According to remaining records it was Lord Molyneux who struck first. Knowing he was in a powerful position ( with marriage links to powerful Lords and a voice at court), Molyneux claimed the entire great common, including the Moss Lake, as his, and claimed that he could do what he liked with it. As it turned out, he interpreted this 'right' as being able to send some of his peasant workers to build dams under cover of dark to change the flow of water into and out of Mosslake fields. The immediate impact was twofold.
First, the fields previously providing peat for his rival Sir Edward Moore flooded, meaning turf couldn’t be cut, and Molyneux thus gained a temporary monopoly on the peat business, driving prices up.
Second, by damming up the northernmost stream which Moore used, he ensured that the water, following the laws of gravity and of Lord Molyneux ( though mainly the former) now flowed copiously down the southern stream, powering mills in Toxteth Park and hitting the business of the water-powered mills in the other direction.
It’s also worth noting that in 1635, Lord Molyneux had taken control of the wind and horse-powered Townsend and Eastham mills at the North end of the Town. Blocking up the flow to the remaining water mill at Eastham Dale ( modern day Byrom Street) meant that Moore's business received a double hit. His Eastham Dale mill lost out to none water-reliant competitors, and at the same time the Toxteth Park water mills of Molyneux thrived.
As Moore plaintively complained ( rather petulantly given that his motives were exactly the same), 'this was against the natural order'. Moore's own fields were lower down the slopes, he argued, so were the natural route and flow of the water downhill, and his competitor was breaking not just the laws of the land, but those of nature itself. So... to restore the ‘natural order’ he naturally built his own dam and dug a ditch to further guide the stream where he needed it to go again. This was done quite carefully and gradually, as Molyneux had more influence should the matter ever reach the law courts ( this at a time when who you knew was openly more important than justice).

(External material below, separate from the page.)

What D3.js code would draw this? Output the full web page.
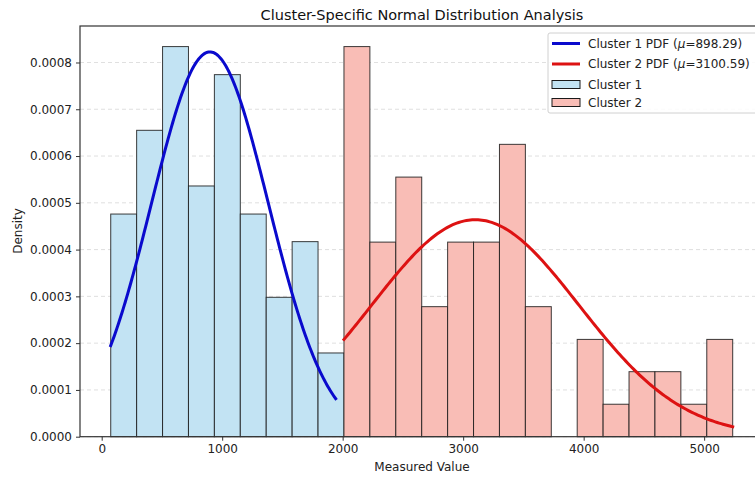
<!DOCTYPE html>
<html>
<head>
<meta charset="utf-8">
<script src="https://cdn.jsdelivr.net/npm/d3@7"></script>
<style>
  html, body { margin: 0; padding: 0; background: #fff; overflow: hidden; }
  svg { display: block; font-family: "DejaVu Sans", sans-serif; }
</style>
</head>
<body>
<svg id="chart" width="755" height="477"></svg>
<script>
// Shared histogram bin edges (24 bins over the full measured range)
const binEdges = [75, 290.1, 505.2, 720.2, 935.3, 1150.4, 1365.5, 1580.6, 1795.6,
  2010.7, 2225.8, 2440.9, 2656.0, 2871.0, 3086.1, 3301.2, 3516.3, 3731.4, 3946.4,
  4161.5, 4376.6, 4591.7, 4806.8, 5021.8, 5236.9];

// Density per bin for each cluster (cluster 1 occupies bins 0-8, cluster 2 bins 9-23)
const cluster1Density = [0.000476, 0.000655, 0.000834, 0.000536, 0.000774, 0.000476, 0.000298, 0.000417, 0.000179];
const cluster1FirstBin = 0;
const cluster2Density = [0.000834, 0.000416, 0.000555, 0.000278, 0.000416, 0.000416, 0.000625, 0.000278, 0,
  0.000208, 0.0000694, 0.000139, 0.000139, 0.0000694, 0.000208];
const cluster2FirstBin = 9;

// Fitted normal parameters: [mean, std, min, max] of each cluster
const cluster1Fit = [898.29, 485, 75, 1942];
const cluster2Fit = [3100.59, 860, 2011, 5237];

const xTicks = [0, 1000, 2000, 3000, 4000, 5000];
const yTicks = [0, 0.0001, 0.0002, 0.0003, 0.0004, 0.0005, 0.0006, 0.0007, 0.0008];

const svg = d3.select("#chart");
const plotLeft = 80, plotRight = 765, plotTop = 26, plotBottom = 436.7;

const x = d3.scaleLinear().domain([-180, 5505]).range([plotLeft, plotRight]);
const y = d3.scaleLinear().domain([0, 0.000878]).range([plotBottom, plotTop]);

// horizontal dashed grid
svg.append("g").selectAll("line").data(yTicks).join("line")
  .attr("x1", plotLeft).attr("x2", plotRight)
  .attr("y1", d => y(d)).attr("y2", d => y(d))
  .attr("stroke", "#b0b0b0").attr("stroke-opacity", 0.5)
  .attr("stroke-width", 0.8).attr("stroke-dasharray", "4,3");

function bars(density, firstBin, fill) {
  const data = density.map((d, i) => ({ x0: binEdges[firstBin + i], x1: binEdges[firstBin + i + 1], v: d }));
  svg.append("g").selectAll("rect").data(data.filter(d => d.v > 0)).join("rect")
    .attr("x", d => x(d.x0)).attr("width", d => x(d.x1) - x(d.x0))
    .attr("y", d => y(d.v)).attr("height", d => y(0) - y(d.v))
    .attr("fill", fill).attr("stroke", "#1a1a1a").attr("stroke-opacity", 0.85)
    .attr("stroke-width", 1);
}
bars(cluster1Density, cluster1FirstBin, "#c2e3f3");
bars(cluster2Density, cluster2FirstBin, "#f9bdb6");

function pdfCurve(fit, color) {
  const [mu, sd, lo, hi] = fit;
  const pts = d3.range(0, 201).map(i => {
    const v = lo + (hi - lo) * i / 200;
    const z = (v - mu) / sd;
    return [v, Math.exp(-0.5 * z * z) / (sd * Math.sqrt(2 * Math.PI))];
  });
  svg.append("path").datum(pts)
    .attr("d", d3.line().x(d => x(d[0])).y(d => y(d[1])))
    .attr("fill", "none").attr("stroke", color).attr("stroke-width", 3)
    .attr("stroke-linecap", "square");
}
pdfCurve(cluster1Fit, "#0a0acd");
pdfCurve(cluster2Fit, "#dd1212");

// axes
const xAxis = d3.axisBottom(x).tickValues(xTicks).tickFormat(d3.format("d")).tickSizeOuter(0).tickSize(4).tickPadding(4);
const yAxis = d3.axisLeft(y).tickValues(yTicks).tickFormat(d3.format(".4f")).tickSizeOuter(0).tickSize(4).tickPadding(4);
const gx = svg.append("g").attr("transform", `translate(0,${plotBottom})`).call(xAxis);
const gy = svg.append("g").attr("transform", `translate(${plotLeft},0)`).call(yAxis);
[gx, gy].forEach(g => {
  g.select(".domain").remove();
  g.selectAll(".tick line").attr("stroke", "#333").attr("stroke-width", 1);
  g.selectAll(".tick text").attr("fill", "#222").style("font-size", "12px")
    .style("font-family", "'DejaVu Sans', sans-serif");
});

// spines
svg.append("rect").attr("x", plotLeft).attr("y", plotTop).attr("width", plotRight - plotLeft).attr("height", plotBottom - plotTop)
  .attr("fill", "none").attr("stroke", "#333").attr("stroke-width", 1.2);

// titles
svg.append("text").attr("x", 422).attr("y", 19.5).attr("text-anchor", "middle")
  .style("font-size", "14.5px").attr("fill", "#111").text("Cluster-Specific Normal Distribution Analysis");
svg.append("text").attr("x", 422).attr("y", 471).attr("text-anchor", "middle")
  .style("font-size", "12px").attr("fill", "#222").text("Measured Value");
svg.append("text").attr("transform", "translate(22,231) rotate(-90)").attr("text-anchor", "middle")
  .style("font-size", "12px").attr("fill", "#222").text("Density");

// legend
const lg = svg.append("g");
lg.append("rect").attr("x", 548).attr("y", 33).attr("width", 212).attr("height", 80).attr("rx", 2)
  .attr("fill", "#fff").attr("fill-opacity", 0.85).attr("stroke", "#d0d0d0");
const legendItems = [
  { type: "line", color: "#0a0acd", label: "Cluster 1 PDF (", mu: cluster1Fit[0] },
  { type: "line", color: "#dd1212", label: "Cluster 2 PDF (", mu: cluster2Fit[0] },
  { type: "patch", color: "#c2e3f3", label: "Cluster 1" },
  { type: "patch", color: "#f9bdb6", label: "Cluster 2" }
];
const rowY = [43.5, 64, 84.5, 102.5];
legendItems.forEach((it, i) => {
  const cy = rowY[i];
  if (it.type === "line") {
    lg.append("line").attr("x1", 552).attr("x2", 580).attr("y1", cy).attr("y2", cy)
      .attr("stroke", it.color).attr("stroke-width", 3);
  } else {
    lg.append("rect").attr("x", 552).attr("y", cy - 4).attr("width", 28).attr("height", 8)
      .attr("fill", it.color).attr("stroke", "#1a1a1a").attr("stroke-width", 1);
  }
  const t = lg.append("text").attr("x", 588).attr("y", cy + 4.3).style("font-size", "12px").attr("fill", "#222");
  if (it.type === "line") {
    t.append("tspan").text(it.label);
    t.append("tspan").style("font-style", "italic").text("\u03bc");
    t.append("tspan").text("=" + it.mu.toFixed(2) + ")");
  } else {
    t.text(it.label);
  }
});
</script>
</body>
</html>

The turf war resulted in a fantastically useful diatribe for historians from the pen of Sir Edward, explaining just how important the draining stream from MossLake fields was. While I doubt it was his prime motive, in retrospect it helps show how Liverpool was able to expand and begin its path to maritime domination.
Besides there are two great reasons wherefore the town ought to keep that water-course the right and usual course, which, if otherwise, it may prejudice the town very much: the first is, there is no water-course convenient or about the town for skinners, dyers, or other such trades, as this is which makes the continual water stream which runs down the Goyt to the Pool bridge, so that if this stream should be turned, such tradesmen will have no encouragement; the second reason is, if ever the Pool be cut navigable, of necessity all such cuts wherein ships are to ride, must either have a considerable fresh stream to run continually through it or it will quickly wrick up, or else there must be convenient places for raising great dams of water to let out with floodgates when necessity requires for cleansing of the channel ; and truly God and nature hath made all the places between the Pool and the stone plate so convenient for raising excessive great dams, and that so convenient out of the way, to the prejudice of none, and then to supply these dams, so great a fresh from off the moss lake, that though my eyes may never see it, yet I am confident that God Almighty, which makes nothing in vain, hath ordained this to be the greatest good for this town. Therefore I hope the town will never lose the advantage of the water coming that way; for if they do, all they are worth cannot procure a stream to cleanse the pool, as above said. If once you are of the council, your oath obliges you to care for the good of the town ; and if you be not, your interest is so involved with theirs, that take this for a warning from me, that if they prosper you must thrive, and if the town sink you must drown : so as where a finger be cut off, the whole body feels it; so you, in your interest, being a member of that body, it can receive not the least scar either in loss or repute,
From The Moore Rental
While not entirely philanthropic in his thinking, Sir Edward was no fool. The expanding industry of the town needed a fresh water stream for all the ancillary industries connected with maritime trade. Without this running through the business areas of the town, the skinners, dyers and tanners who provided export and trade goods, and supported the sailing industry, would have no reason to set up shop there.